:: Written problem ::
Starting from the top of the material, restate each line exactly until the line that contains "marks, mark=o, mark", which is also copied. Pictures are excluded.
>>>>
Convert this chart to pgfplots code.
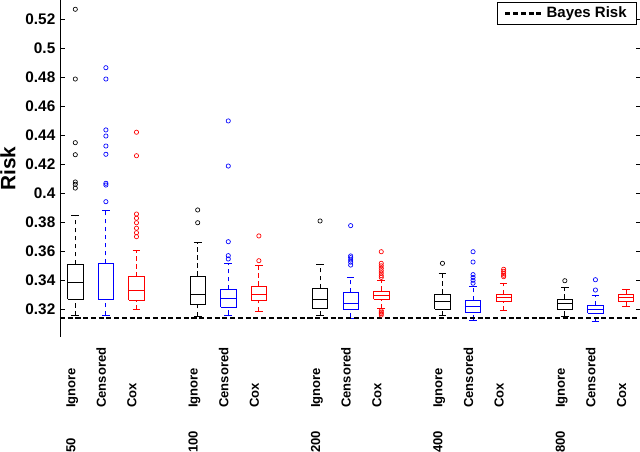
\documentclass[border=0pt]{standalone}
\usepackage{pgfplots}
\pgfplotsset{compat=1.18}
\usepackage{fontspec}
\setmainfont{Liberation Sans}

% one box: colour, position, lower whisker, q1, median, q3, upper whisker
\newcommand{\bx}[7]{%
  \pgfmathsetmacro\bxL{#2-0.25}%
  \pgfmathsetmacro\bxR{#2+0.25}%
  \pgfmathsetmacro\bxA{#2-0.125}%
  \pgfmathsetmacro\bxB{#2+0.125}%
  \edef\bxcmd{%
    \noexpand\addplot[#1, line width=0.6pt, mark=none, forget plot]
      coordinates {(\bxL,#4) (\bxR,#4) (\bxR,#6) (\bxL,#6) (\bxL,#4)};
    \noexpand\addplot[#1, line width=0.6pt, mark=none, forget plot]
      coordinates {(\bxL,#5) (\bxR,#5)};
    \noexpand\addplot[#1, line width=0.6pt, mark=none, forget plot, dash pattern=on 3.5pt off 2.5pt]
      coordinates {(#2,#3) (#2,#4)};
    \noexpand\addplot[#1, line width=0.6pt, mark=none, forget plot, dash pattern=on 3.5pt off 2.5pt]
      coordinates {(#2,#6) (#2,#7)};
    \noexpand\addplot[#1, line width=0.6pt, mark=none, forget plot]
      coordinates {(\bxA,#3) (\bxB,#3)};
    \noexpand\addplot[#1, line width=0.6pt, mark=none, forget plot]
      coordinates {(\bxA,#7) (\bxB,#7)};
  }\bxcmd}
\pgfplotsset{out/.style={only marks, mark=o, mark size=1.6pt, line width=0.5pt, forget plot}}

\begin{document}
\begin{tikzpicture}
\begin{axis}[
    name=ax,
    scale only axis,
    width=436pt, height=252.75pt,
    xmin=0.5, xmax=19.5,
    ymin=0.3009, ymax=0.5333,
    clip=false,
    axis line style={draw=none},
    ytick={0.32,0.34,0.36,0.38,0.4,0.42,0.44,0.46,0.48,0.5,0.52},
    ytick pos=both, yticklabel pos=left,
    tick align=inside,
    major tick length=4pt,
    tick style={black, line width=0.6pt},
    major x tick style={draw=none},
    /pgf/number format/assume math mode=true,
    yticklabel style={font=\bfseries\fontsize{11.5}{13}\selectfont},
    xtick={1,2,3,5,6,7,9,10,11,13,14,15,17,18,19},
    xticklabels={Ignore,Censored,Cox,Ignore,Censored,Cox,Ignore,Censored,Cox,Ignore,Censored,Cox,Ignore,Censored,Cox},
    xticklabel style={font=\bfseries\fontsize{9.8}{11}\selectfont, inner sep=0pt,
      anchor=base west, yshift=-53.25pt, rotate=90},
    legend style={at={(1,1)}, anchor=north east, xshift=-3.75pt, yshift=-1.5pt,
      draw=black, line width=0.5pt, inner xsep=5pt, inner ysep=1.5pt,
      font=\bfseries\fontsize{11.25}{13}\selectfont},
    legend image code/.code={
      \draw[#1] (0pt,0pt) -- (28pt,0pt);
    },
  ]

  % n = 50
  \bx{black}{1}{0.3156}{0.3269}{0.3388}{0.3510}{0.3848}
  \addplot[black, out] coordinates {(1,0.5269) (1,0.4788) (1,0.4349) (1,0.4266) (1,0.4078) (1,0.4062) (1,0.4036)};
  \bx{blue}{2}{0.3159}{0.3269}{0.3271}{0.3517}{0.3880}
  \addplot[blue, out] coordinates {(2,0.4866) (2,0.4788) (2,0.4437) (2,0.4395) (2,0.4326) (2,0.4269) (2,0.4069) (2,0.4057) (2,0.3942)};
  \bx{red}{3}{0.3198}{0.3262}{0.3328}{0.3425}{0.3609}
  \addplot[red, out] coordinates {(3,0.4421) (3,0.4259) (3,0.3857) (3,0.3828) (3,0.3797) (3,0.3759) (3,0.3728) (3,0.3701)};

  % n = 100
  \bx{black}{5}{0.3152}{0.3234}{0.3303}{0.3430}{0.3659}
  \addplot[black, out] coordinates {(5,0.3885) (5,0.3797)};
  \bx{blue}{6}{0.3161}{0.3214}{0.3276}{0.3338}{0.3514}
  \addplot[blue, out] coordinates {(6,0.4499) (6,0.4188) (6,0.3666) (6,0.3570) (6,0.3547)};
  \bx{red}{7}{0.3186}{0.3264}{0.3301}{0.3361}{0.3506}
  \addplot[red, out] coordinates {(7,0.3706) (7,0.3535)};

  % n = 200
  \bx{black}{9}{0.3158}{0.3207}{0.3269}{0.3345}{0.3510}
  \addplot[black, out] coordinates {(9,0.3809)};
  \bx{blue}{10}{0.3140}{0.3200}{0.3244}{0.3317}{0.3420}
  \addplot[blue, out] coordinates {(10,0.3777) (10,0.3568) (10,0.3556) (10,0.3540) (10,0.3525) (10,0.3505)};
  \bx{red}{11}{0.3205}{0.3269}{0.3295}{0.3326}{0.3398}
  \addplot[red, out] coordinates {(11,0.3597) (11,0.3517) (11,0.3500) (11,0.3483) (11,0.3466) (11,0.3450) (11,0.3432) (11,0.3420) (11,0.3190) (11,0.3180) (11,0.3170) (11,0.3160)};

  % n = 400
  \bx{black}{13}{0.3156}{0.3202}{0.3253}{0.3306}{0.3448}
  \addplot[black, out] coordinates {(13,0.3517)};
  \bx{blue}{14}{0.3126}{0.3180}{0.3218}{0.3262}{0.3358}
  \addplot[blue, out] coordinates {(14,0.3597) (14,0.3526) (14,0.3439) (14,0.3420) (14,0.3400) (14,0.3380)};
  \bx{red}{15}{0.3190}{0.3257}{0.3280}{0.3303}{0.3379}
  \addplot[red, out] coordinates {(15,0.3476) (15,0.3462) (15,0.3448) (15,0.3435) (15,0.3425)};

  % n = 800
  \bx{black}{17}{0.3154}{0.3200}{0.3243}{0.3271}{0.3352}
  \addplot[black, out] coordinates {(17,0.3397)};
  \bx{blue}{18}{0.3117}{0.3172}{0.3197}{0.3228}{0.3296}
  \addplot[blue, out] coordinates {(18,0.3404) (18,0.3333)};
  \bx{red}{19}{0.3218}{0.3254}{0.3280}{0.3304}{0.3336}

  % Bayes risk
  \addplot[black, line width=1.8pt, mark=none, dash pattern=on 3.8pt off 2pt]
    coordinates {(0.5,0.3138) (19.5,0.3138)};
  \addlegendentry{Bayes Risk}

  \draw[black, line width=0.6pt] (rel axis cs:0,0) -- (rel axis cs:0,1);

  \node[rotate=90, anchor=north, inner sep=0pt,
    font=\bfseries\fontsize{15.6}{18}\selectfont]
    at (rel axis cs:-0.1032,0.5) {Risk};

  \node[rotate=90, anchor=base west, inner sep=0pt, font=\bfseries\fontsize{9.8}{11}\selectfont]
    at (rel axis cs:0.02632,-0.3442) {50};
  \node[rotate=90, anchor=base west, inner sep=0pt, font=\bfseries\fontsize{9.8}{11}\selectfont]
    at (rel axis cs:0.23684,-0.3442) {100};
  \node[rotate=90, anchor=base west, inner sep=0pt, font=\bfseries\fontsize{9.8}{11}\selectfont]
    at (rel axis cs:0.44737,-0.3442) {200};
  \node[rotate=90, anchor=base west, inner sep=0pt, font=\bfseries\fontsize{9.8}{11}\selectfont]
    at (rel axis cs:0.65789,-0.3442) {400};
  \node[rotate=90, anchor=base west, inner sep=0pt, font=\bfseries\fontsize{9.8}{11}\selectfont]
    at (rel axis cs:0.86842,-0.3442) {800};
\end{axis}
\pgfresetboundingbox
\path[use as bounding box] ([xshift=-45pt,yshift=-86.25pt]ax.south west)
  rectangle ([xshift=435pt]ax.north west);
\end{tikzpicture}
\end{document}
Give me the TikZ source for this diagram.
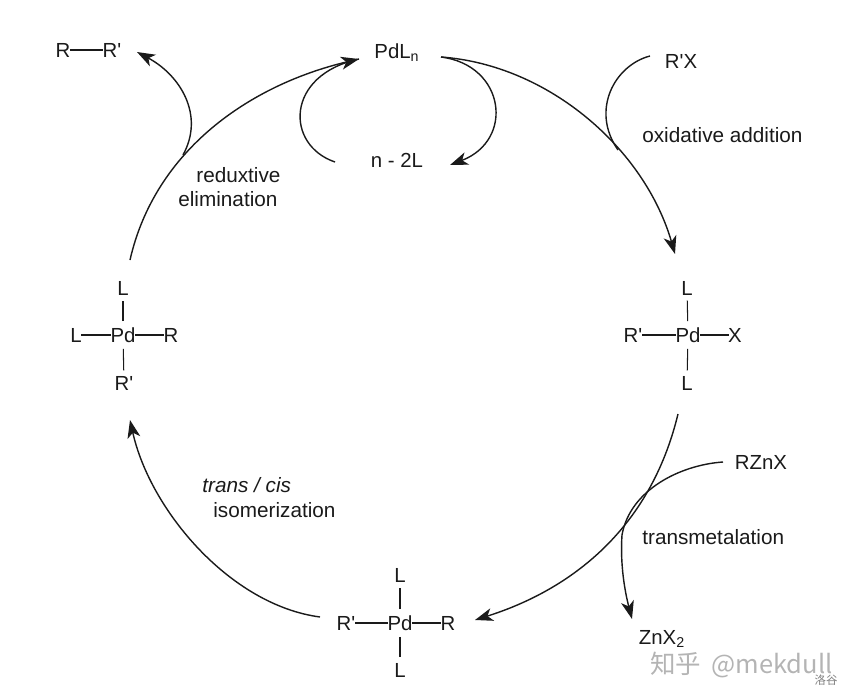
\documentclass[tikz,border=0pt]{standalone}
\usepackage{fontspec}
\setmainfont{Liberation Sans}
\newfontfamily\cjk{Noto Sans CJK SC}
\usetikzlibrary{arrows.meta,positioning}
\definecolor{cA}{HTML}{1a1a1a}
\definecolor{cW}{HTML}{b4b4b4}
\newcommand{\pr}{\textquotesingle}
\tikzset{
  atom/.style={inner sep=0pt,font=\fontsize{11.6}{13}\selectfont,text=cA},
  lab/.style={inner sep=0pt,align=left,font=\fontsize{11.8}{14.5}\selectfont,text=cA},
  bond/.style={cA,line width=.6pt,shorten >=-.5pt,shorten <=-.5pt},
  vbond/.style={cA,line width=.6pt,shorten >=3pt,shorten <=3.5pt},
  cyc/.style={-{Stealth[length=3.6mm,width=2.6mm,inset=1mm]},cA,line width=.8pt},
  side/.style={cA,line width=.8pt},
}
\begin{document}
\begin{tikzpicture}[x=.02cm,y=-.02cm]
  \useasboundingbox (0,0) rectangle (853,700);
  % catalyst
  \node[atom](pdl) at (397,53){PdL\textsubscript{n}};
  \node[atom](nl) at (397,160){n - 2L};
  \node[atom](rx) at (681,61){R\pr X};
  \node[atom](r) at (63,50){R};
  \node[atom](rp) at (112,50){R\pr};
  \draw[bond](r)--(rp);
  \node[atom](rzn) at (761,462){RZnX};
  \node[atom](zn) at (662,639){ZnX\textsubscript{2}};
  % right complex
  \node[atom](pa) at (688,335){Pd};
  \node[atom](pa1) at (687,288){L};
  \node[atom](pa2) at (687,383){L};
  \node[atom](pa3) at (633,335){R\pr};
  \node[atom](pa4) at (735,335){X};
  \draw[vbond](pa)--(pa1); \draw[vbond](pa)--(pa2);
  \draw[bond](pa)--(pa3); \draw[bond](pa)--(pa4);
  % bottom complex
  \node[atom](pb) at (400,623){Pd};
  \node[atom](pb1) at (400,575){L};
  \node[atom](pb2) at (400,670){L};
  \node[atom](pb3) at (346,623){R\pr};
  \node[atom](pb4) at (448,623){R};
  \draw[vbond](pb)--(pb1); \draw[vbond](pb)--(pb2);
  \draw[bond](pb)--(pb3); \draw[bond](pb)--(pb4);
  % left complex
  \node[atom](pc) at (123,335){Pd};
  \node[atom](pc1) at (123,288){L};
  \node[atom](pc2) at (124,383){R\pr};
  \node[atom](pc3) at (76,335){L};
  \node[atom](pc4) at (171,335){R};
  \draw[vbond](pc)--(pc1); \draw[vbond](pc)--(pc2);
  \draw[bond](pc)--(pc3); \draw[bond](pc)--(pc4);
  % labels
  \node[lab,anchor=west](oa) at (642,135){oxidative addition};
  \node[lab,anchor=west](tm) at (642,537){transmetalation};
  \node[lab,anchor=west](ti) at (202,485){\itshape trans / cis};
  \node[lab,anchor=west](is) at (213,510){isomerization};
  \node[lab,anchor=west](re) at (196,175){reduxtive};
  \node[lab,anchor=west](el) at (178,199){elimination};
  % free ends
  \coordinate(a1) at (441,57);
  \coordinate(a2) at (675,254);
  \coordinate(b1) at (678,414);
  \coordinate(b2) at (475,620);
  \coordinate(c1) at (320,617);
  \coordinate(c2) at (130,420);
  \coordinate(d1) at (130,260);
  \coordinate(d2) at (359,59);
  \coordinate(e0) at (650,56);
  \coordinate(e1) at (618,150);
  \coordinate(f0) at (723,462);
  \coordinate(f1) at (622,535);
  \coordinate(f2) at (632,619);
  \coordinate(g1) at (183,155);
  \coordinate(g2) at (137,52);
  \coordinate(h1) at (335,162);
  \coordinate(h2) at (450,165);
  % main cycle
  \draw[cyc](a1) .. controls (550,65) and (645,150) .. (a2);
  \draw[cyc](b1) .. controls (650,530) and (570,590) .. (b2);
  \draw[cyc](c1) .. controls (230,605) and (150,510) .. (c2);
  \draw[cyc](d1) .. controls (155,150) and (250,85) .. (d2);
  % side arms
  \draw[side](e0) .. controls (615,65) and (590,110) .. (e1);
  \draw[side](f0) .. controls (680,465) and (630,490) .. (f1);
  \draw[cyc](f1) .. controls (620,565) and (625,592) .. (f2);
  \draw[cyc](g1) .. controls (205,115) and (180,75) .. (g2);
  \draw[side](h1) .. controls (285,145) and (285,75) .. (d2);
  \draw[cyc](a1) .. controls (505,65) and (515,140) .. (h2);
  % watermark
  \node[inner sep=0pt,text=cW,font=\cjk\fontsize{14.5}{15}\selectfont,anchor=west](wm) at (650,665){知乎\hspace{.4em}@mekdull};
  \node[inner sep=0pt,text=gray,font=\cjk\fontsize{6.5}{8}\selectfont](lg) at (826,680){洛谷};
\end{tikzpicture}
\end{document}
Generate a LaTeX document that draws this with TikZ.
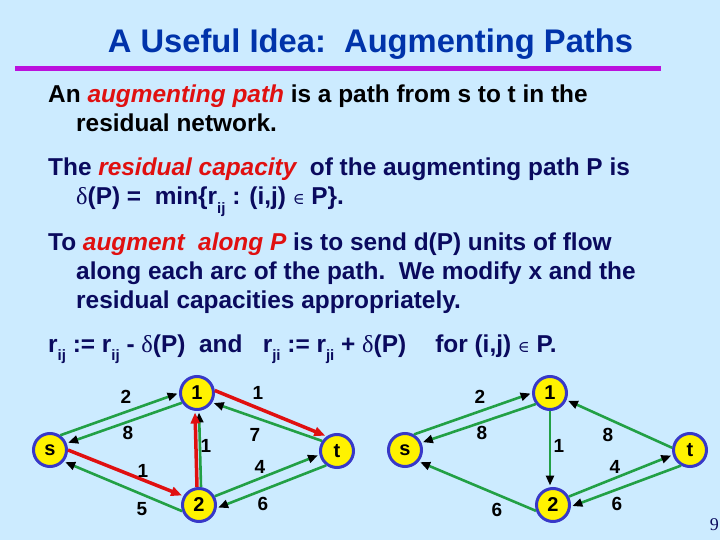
\documentclass[tikz,border=0pt]{standalone}
\usepackage{fontspec}
\setmainfont{Liberation Sans}
\newfontfamily\symf{Liberation Serif}
\newfontfamily\symg{DejaVu Serif}
\usetikzlibrary{arrows.meta}
\definecolor{bg}{HTML}{CCEBFF}
\definecolor{ttl}{HTML}{0033AA}
\definecolor{navy}{HTML}{0A0A5E}
\definecolor{hl}{HTML}{E01010}
\definecolor{rulec}{HTML}{BB11DD}
\definecolor{grn}{HTML}{22A045}
\definecolor{nodeblue}{HTML}{3838C8}
\definecolor{nodeyel}{HTML}{FFF200}
\newcommand{\hlt}[1]{{\color{hl}\itshape #1}}
\newcommand{\dlt}{{\symf\mdseries δ}}
\newcommand{\inn}{{\symg\mdseries\fontsize{16}{16}\selectfont ∈}}
\newcommand{\lsub}[1]{\raisebox{-0.35em}{\fontsize{15}{15}\selectfont #1}}
\tikzset{
  body/.style={anchor=base west, inner sep=0pt, font=\fontsize{24.4}{28}\selectfont\bfseries},
  vert/.style={circle, draw=nodeblue, line width=3pt, fill=nodeyel, minimum size=33pt, inner sep=0pt, font=\fontsize{20}{20}\selectfont\bfseries},
  garc/.style={draw=grn, line width=2.6pt, shorten >=1.5pt, -{Triangle[length=10pt,width=8pt,color=black]}},
  rarc/.style={draw=hl, line width=3.5pt, shorten >=1.5pt, -{Triangle[length=11pt,width=9pt,color=hl]}},
  lbl/.style={inner sep=0pt, font=\fontsize{19}{19}\selectfont\bfseries, text=black}
}
\begin{document}
\begin{tikzpicture}[x=1pt,y=-1pt]
\useasboundingbox (0,0) rectangle (720,540);
\fill[bg] (0,0) rectangle (720,540);
% title
\node[anchor=base, inner sep=0pt, text=ttl, font=\fontsize{32.7}{36}\selectfont\bfseries] (title) at (370.5,52.5) {A Useful Idea:\ \ Augmenting Paths};
\draw[rulec, line width=5pt] (15,69) -- (661,69);
% body text
\node[body, text=black] (l1) at (48,103) {An \hlt{augmenting path} is a path from s to t in the};
\node[body, text=black] (l2) at (76,132) {residual network.};
\node[body, text=navy] (l3) at (48,176) {The \hlt{residual capacity}\ \ of the augmenting path P is};
\node[body, text=navy] (l4) at (76,205) {\dlt(P) =\ \ min\{r\lsub{ij} : (i,j) \inn\ P\}.};
\node[body, text=navy] (l5) at (48,250) {To \hlt{augment\ \ along P} is to send d(P) units of flow};
\node[body, text=navy] (l6) at (76,279) {along each arc of the path.\ \ We modify x and the};
\node[body, text=navy] (l7) at (76,308) {residual capacities appropriately.};
\node[body, text=navy] (l8) at (48,352) {r\lsub{ij} := r\lsub{ij} - \dlt(P)\ \ and\ \ \ r\lsub{ji} := r\lsub{ji} + \dlt(P)\ \ \ \ \hspace{2pt}for (i,j) \inn\ P.};
% left graph
\node[vert] (sL) at (50,450) {s};
\node[vert] (aL) at (197,393) {1};
\node[vert] (bL) at (199,505) {2};
\node[vert] (tL) at (337,451) {t};
\draw[garc] (sL.55) -- (aL.180);
\draw[garc] (aL.213) -- (sL.22);
\draw[rarc] (aL.8) -- (tL.125);
\draw[garc] (tL.146) -- (aL.328);
\draw[rarc] (sL.0) -- (bL.150);
\draw[garc] (bL.200) -- (sL.320);
\draw[garc] ([xshift=2pt]bL.north) -- ([xshift=2pt]aL.south);
\draw[rarc] ([xshift=-2pt]bL.north) -- ([xshift=-2pt]aL.south);
\draw[garc] (bL.29) -- (tL.192);
\draw[garc] (tL.233) -- (bL.350);
\node[lbl] (l-sa) at (126,397) {2};
\node[lbl] (l-as) at (128,433) {8};
\node[lbl] (l-at) at (258,393) {1};
\node[lbl] (l-ta) at (255,435) {7};
\node[lbl] (l-sb) at (143,471) {1};
\node[lbl] (l-bs) at (142,509) {5};
\node[lbl] (l-ba) at (206,446) {1};
\node[lbl] (l-bt) at (260,467) {4};
\node[lbl] (l-tb) at (263,504) {6};
% right graph
\node[vert] (sR) at (405,450) {s};
\node[vert] (aR) at (550,393) {1};
\node[vert] (bR) at (553,505) {2};
\node[vert] (tR) at (690,450) {t};
\draw[garc] (sR.60) -- (aR.180);
\draw[garc] (aR.218) -- (sR.24);
\draw[garc] (aR.south) -- (aR.south |- bR.north);
\draw[garc] (tR.173) -- (aR.337);
\draw[garc] (bR.28) -- (tR.196);
\draw[garc] (tR.240) -- (bR.355);
\draw[garc] (bR.199) -- (sR.320);
\node[lbl] (r-sa) at (480,397) {2};
\node[lbl] (r-as) at (482,433) {8};
\node[lbl] (r-ab) at (559,446) {1};
\node[lbl] (r-ta) at (608,435) {8};
\node[lbl] (r-bt) at (615,467) {4};
\node[lbl] (r-tb) at (617,504) {6};
\node[lbl] (r-bs) at (497,510) {6};
% page number
\node[anchor=east, inner sep=0pt, text=navy, font=\symf\fontsize{18}{18}\selectfont] (pg) at (719,525) {9};
\end{tikzpicture}
\end{document}
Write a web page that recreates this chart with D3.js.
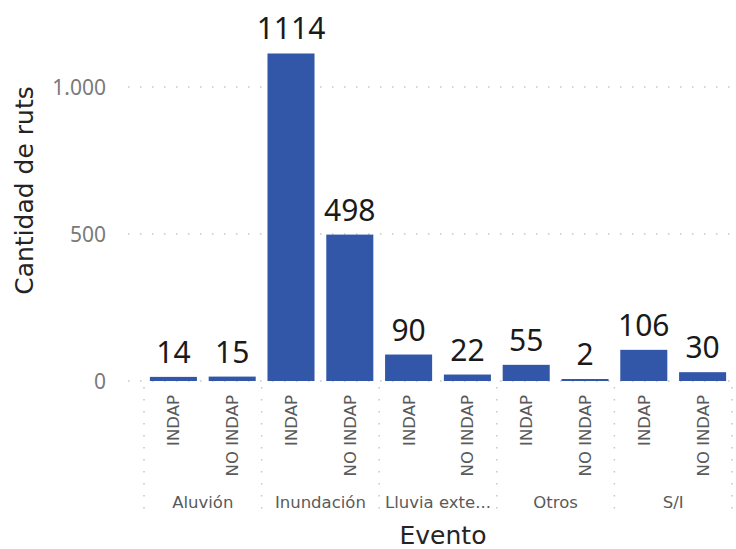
<!DOCTYPE html>
<html>
<head>
<meta charset="utf-8">
<script src="https://d3js.org/d3.v7.min.js"></script>
<style>
  body { margin: 0; background: #fff; }
  svg { display: block; }
</style>
</head>
<body>
<div id="chart"></div>
<script>
// data
const eventos = ['Aluvión', 'Inundación', 'Lluvia extemporánea', 'Otros', 'S/I'];
const tipos = ['INDAP', 'NO INDAP'];
const indapValues = [14, 1114, 90, 55, 106];
const noIndapValues = [15, 498, 22, 2, 30];
const yTicks = [0, 500, 1000];

const width = 736;
const height = 549;

const margin = { top: 87, right: 4, bottom: 168, left: 144 };
const plotH = height - margin.top - margin.bottom; // zero line at 381

const rows = [];
eventos.forEach((e, i) => {
  rows.push({ evento: e, tipo: tipos[0], value: indapValues[i] });
  rows.push({ evento: e, tipo: tipos[1], value: noIndapValues[i] });
});

const svg = d3.select('#chart')
  .append('svg')
  .attr('width', width)
  .attr('height', height);

const y = d3.scaleLinear()
  .domain([0, 1000])
  .range([margin.top + plotH, margin.top]);

const x0 = d3.scaleBand()
  .domain(eventos)
  .range([margin.left, width - margin.right])
  .padding(0);

const x1 = d3.scaleBand()
  .domain(tipos)
  .range([0, x0.bandwidth()])
  .paddingInner(0.2)
  .paddingOuter(0.1);

const gridColor = '#c8c8c8';
const minBarH = 2; // tiny values still get a visible sliver

// horizontal gridlines
svg.append('g')
  .selectAll('line')
  .data(yTicks)
  .join('line')
    .attr('x1', 128)
    .attr('x2', width - 1)
    .attr('y1', d => y(d))
    .attr('y2', d => y(d))
    .attr('stroke', gridColor)
    .attr('stroke-width', 1.5)
    .attr('stroke-dasharray', '1.5,10.5');

// y tick labels
svg.append('g')
  .selectAll('text')
  .data(yTicks)
  .join('text')
    .attr('x', 106)
    .attr('y', d => y(d))
    .attr('dy', '0.36em')
    .attr('text-anchor', 'end')
    .style('font-family', '"Noto Sans", sans-serif')
    .style('font-size', '21px')
    .attr('fill', '#7a7a7a')
    .text(d => d3.format(',')(d).replace(/,/g, '.'));

// group separators (dotted verticals)
const bounds = eventos.map(e => x0(e)).concat([x0(eventos[eventos.length - 1]) + x0.bandwidth()]);
svg.append('g')
  .selectAll('line')
  .data(bounds)
  .join('line')
    .attr('x1', d => d)
    .attr('x2', d => d)
    .attr('y1', y(0) + 6)
    .attr('y2', 516)
    .attr('stroke', gridColor)
    .attr('stroke-width', 1.5)
    .attr('stroke-dasharray', '1.5,10.5');

// bars
svg.append('g')
  .selectAll('rect')
  .data(rows)
  .join('rect')
    .attr('x', d => x0(d.evento) + x1(d.tipo))
    .attr('y', d => Math.min(y(d.value), y(0) - minBarH))
    .attr('width', x1.bandwidth())
    .attr('height', d => Math.max(y(0) - y(d.value), minBarH))
    .attr('fill', '#3257a8');

// data labels
svg.append('g')
  .selectAll('text')
  .data(rows)
  .join('text')
    .attr('x', d => x0(d.evento) + x1(d.tipo) + x1.bandwidth() / 2)
    .attr('y', d => Math.min(y(d.value), y(0) - minBarH) - 14)
    .attr('text-anchor', 'middle')
    .style('font-family', '"Noto Sans", sans-serif')
    .style('font-size', '30px')
    .attr('fill', '#1a1a1a')
    .text(d => d.value);

// sub category labels (rotated)
svg.append('g')
  .selectAll('text')
  .data(rows)
  .join('text')
    .attr('transform', d => `translate(${x0(d.evento) + x1(d.tipo) + x1.bandwidth() / 2},395) rotate(-90)`)
    .attr('dy', '0.36em')
    .attr('text-anchor', 'end')
    .style('font-family', '"DejaVu Sans", sans-serif')
    .style('font-size', '16.5px')
    .attr('fill', '#5a5a5a')
    .text(d => d.tipo);

// group labels, truncated like Power BI
const groupLabels = svg.append('g')
  .selectAll('text')
  .data(eventos)
  .join('text')
    .attr('x', d => x0(d) + x0.bandwidth() / 2)
    .attr('y', 508)
    .attr('text-anchor', 'middle')
    .style('font-family', '"DejaVu Sans", sans-serif')
    .style('font-size', '16.5px')
    .attr('fill', '#5a5a5a')
    .text(d => d);

groupLabels.each(function(d) {
  const el = d3.select(this);
  const maxW = x0.bandwidth() - 4;
  let s = d;
  if (this.getComputedTextLength() > maxW) {
    while (s.length > 1) {
      s = s.slice(0, -1);
      el.text(s.trim() + '...');
      if (this.getComputedTextLength() <= maxW) break;
    }
  }
});

// axis titles
svg.append('text')
  .attr('transform', `translate(33,${y(0) / 2}) rotate(-90)`)
  .attr('text-anchor', 'middle')
  .style('font-family', '"DejaVu Sans", sans-serif')
  .style('font-size', '25px')
  .attr('fill', '#252423')
  .text('Cantidad de ruts');

svg.append('text')
  .attr('x', (x0.range()[0] + x0.range()[1]) / 2 + 5)
  .attr('y', 544)
  .attr('text-anchor', 'middle')
  .style('font-family', '"DejaVu Sans", sans-serif')
  .style('font-size', '25px')
  .attr('fill', '#252423')
  .text('Evento');
</script>
</body>
</html>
<<<<
:: Solution to the problem ::
Convert this chart to pgfplots code.
\documentclass[border=0pt]{standalone}
\usepackage{pgfplots}
\pgfplotsset{compat=1.18}
\usepackage{fontspec}
\setmainfont{Liberation Sans}

% one box: colour, position, lower whisker, q1, median, q3, upper whisker
\newcommand{\bx}[7]{%
  \pgfmathsetmacro\bxL{#2-0.25}%
  \pgfmathsetmacro\bxR{#2+0.25}%
  \pgfmathsetmacro\bxA{#2-0.125}%
  \pgfmathsetmacro\bxB{#2+0.125}%
  \edef\bxcmd{%
    \noexpand\addplot[#1, line width=0.6pt, mark=none, forget plot]
      coordinates {(\bxL,#4) (\bxR,#4) (\bxR,#6) (\bxL,#6) (\bxL,#4)};
    \noexpand\addplot[#1, line width=0.6pt, mark=none, forget plot]
      coordinates {(\bxL,#5) (\bxR,#5)};
    \noexpand\addplot[#1, line width=0.6pt, mark=none, forget plot, dash pattern=on 3.5pt off 2.5pt]
      coordinates {(#2,#3) (#2,#4)};
    \noexpand\addplot[#1, line width=0.6pt, mark=none, forget plot, dash pattern=on 3.5pt off 2.5pt]
      coordinates {(#2,#6) (#2,#7)};
    \noexpand\addplot[#1, line width=0.6pt, mark=none, forget plot]
      coordinates {(\bxA,#3) (\bxB,#3)};
    \noexpand\addplot[#1, line width=0.6pt, mark=none, forget plot]
      coordinates {(\bxA,#7) (\bxB,#7)};
  }\bxcmd}
\pgfplotsset{out/.style={only marks, mark=o, mark size=1.6pt, line width=0.5pt, forget plot}}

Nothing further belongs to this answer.